Lab 2: K-means
in-class
For this lab, please work with your randomly assigned partner, with code on one computer.
http://scikit-learn.org/stable/modules/generated/sklearn.cluster.KMeans.html
Look at the arguments that can be passed in to the constructor for k-means. The most important for this lab will be n_clusters. Also look at the available methods. We will again use fit and predict, but only passing in the features (i.e. X).
Create a new Python file called lab2.py. We will be using the same zip code data, so copy over the code that reads in this data and filters it for just the data points with label 2 or 3. Also make sure that you've removed the first column (Y) and stored it separately from the features (X). Only the features should be passed into k-means. If you have an accuracy function that takes in the true labels and predicted labels, copy that over as well.

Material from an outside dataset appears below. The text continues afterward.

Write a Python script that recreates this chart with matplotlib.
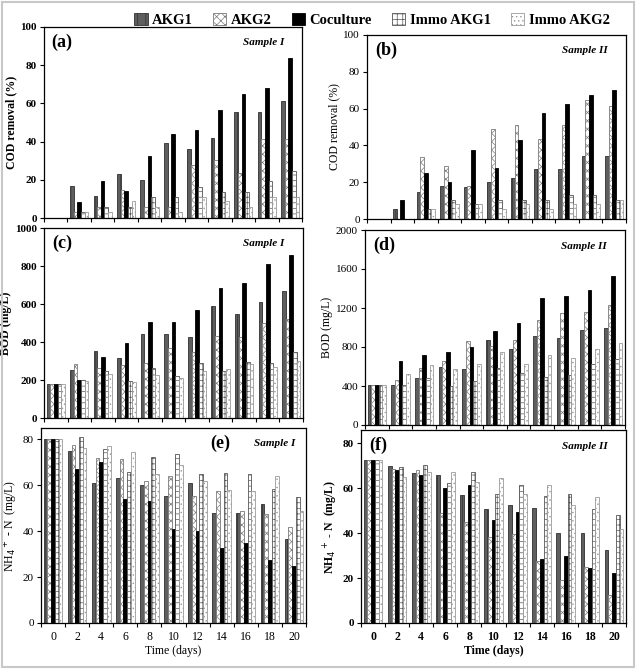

Create an instance of k-means, passing in the desired number of clusters. Then use the fit method with the training data, which will determine the cluster centers. After this, use the predict method (again on the training data) to predict the cluster membership of each training example.
Since we do have labels in this case, we can evaluate the accuracy of this prediction. Pass in the output of predict and the true training labels into your accuracy method (or write an accuracy method) and print the result. If this is very low, what might be going on? We can also assess the accuracy on the test data, which we did not use to create the model. How does this accuracy compare to the training data?